Comment en sommes-nous arrivés-là ? [...] "Je distingue la dysphorie de genre de ce que j’ai appelé l’utopie de genre d’adolescents en quête d’identité, qui s’identifient trans sur les réseaux sociaux, et sont parfois endoctrinés par des influenceurs suivis par un grand nombre d’abonnés", argumente Céline Masson. "Honnêtement, on ne comprend pas pourquoi les militants nous en veulent autant, ajoute de son côté Caroline Eliacheff. Nous ne parlons pas des mêmes sujets. Nous voulons ouvrir un débat scientifique, quand les militants sont persuadés que nous remettons en cause leurs droits et leur existence. Il va de soi que ça n’est pas le cas."

Pourtant, des dialogues ont pu émerger. Le 17 juin dernier, à l’université Toulouse Jean-Jaurès, une conférence sur le thème "Quand les ados nous parlent de genre : que nous disent-ils ?" s’adressait aux psychologues, psychiatres et psychanalystes. Elle a très mal commencé. Dès les propos introductifs, l’amphithéâtre se met à bouillonner. Banderoles, mégaphone, slogans… Les invités, le psychiatre Alexandre Beine et son confrère psychologue Alain Rozenberg, sont encerclés. Tandis que le premier s’approche de la porte d’entrée, un militant lui arrache ses feuilles. "Pas avec nous, contre nous", scandent les autres.

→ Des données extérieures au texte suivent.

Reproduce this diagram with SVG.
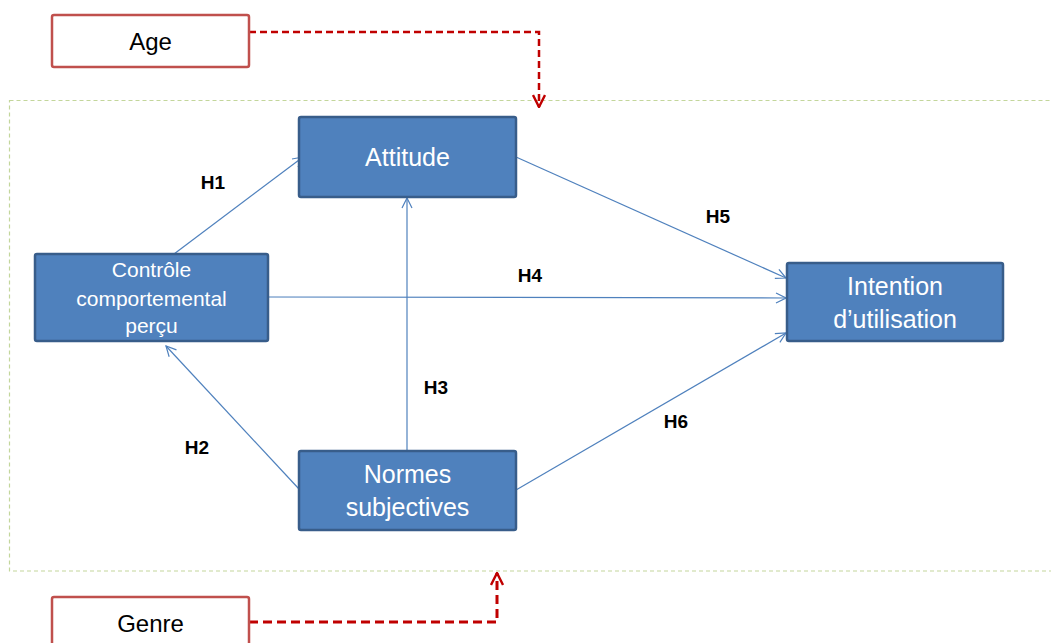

Déterminés à poursuivre, les organisateurs réunissent un petit groupe de personnes et rejoignent discrètement une autre salle, pour tenter de reprendre à l’abri du vacarme. Au sein de ce public confidentiel se trouvent deux psychologues membres de l’Association pour le soin queer et féministe (ASQF). Contre toute attente, un dialogue finit par s’engager entre les intervenants et les deux membres de l’ASQF. "Certains passages de vos travaux sont transphobes", reprochent-ils à Alexandre Beine. Ce dernier prend alors le temps d’expliquer le sens du passage qui lui était reproché en le replaçant dans son contexte. "Ils sont restés là, un peu confits, mais à l’écoute lorsqu’ils ont compris mon point de vue", se souvient le psychiatre. Quant à l’association, elle nous décrit "un échange riche et très intéressant avec les deux invités-intervenants pendant près d’une heure et demie". Il y a encore de l’espoir."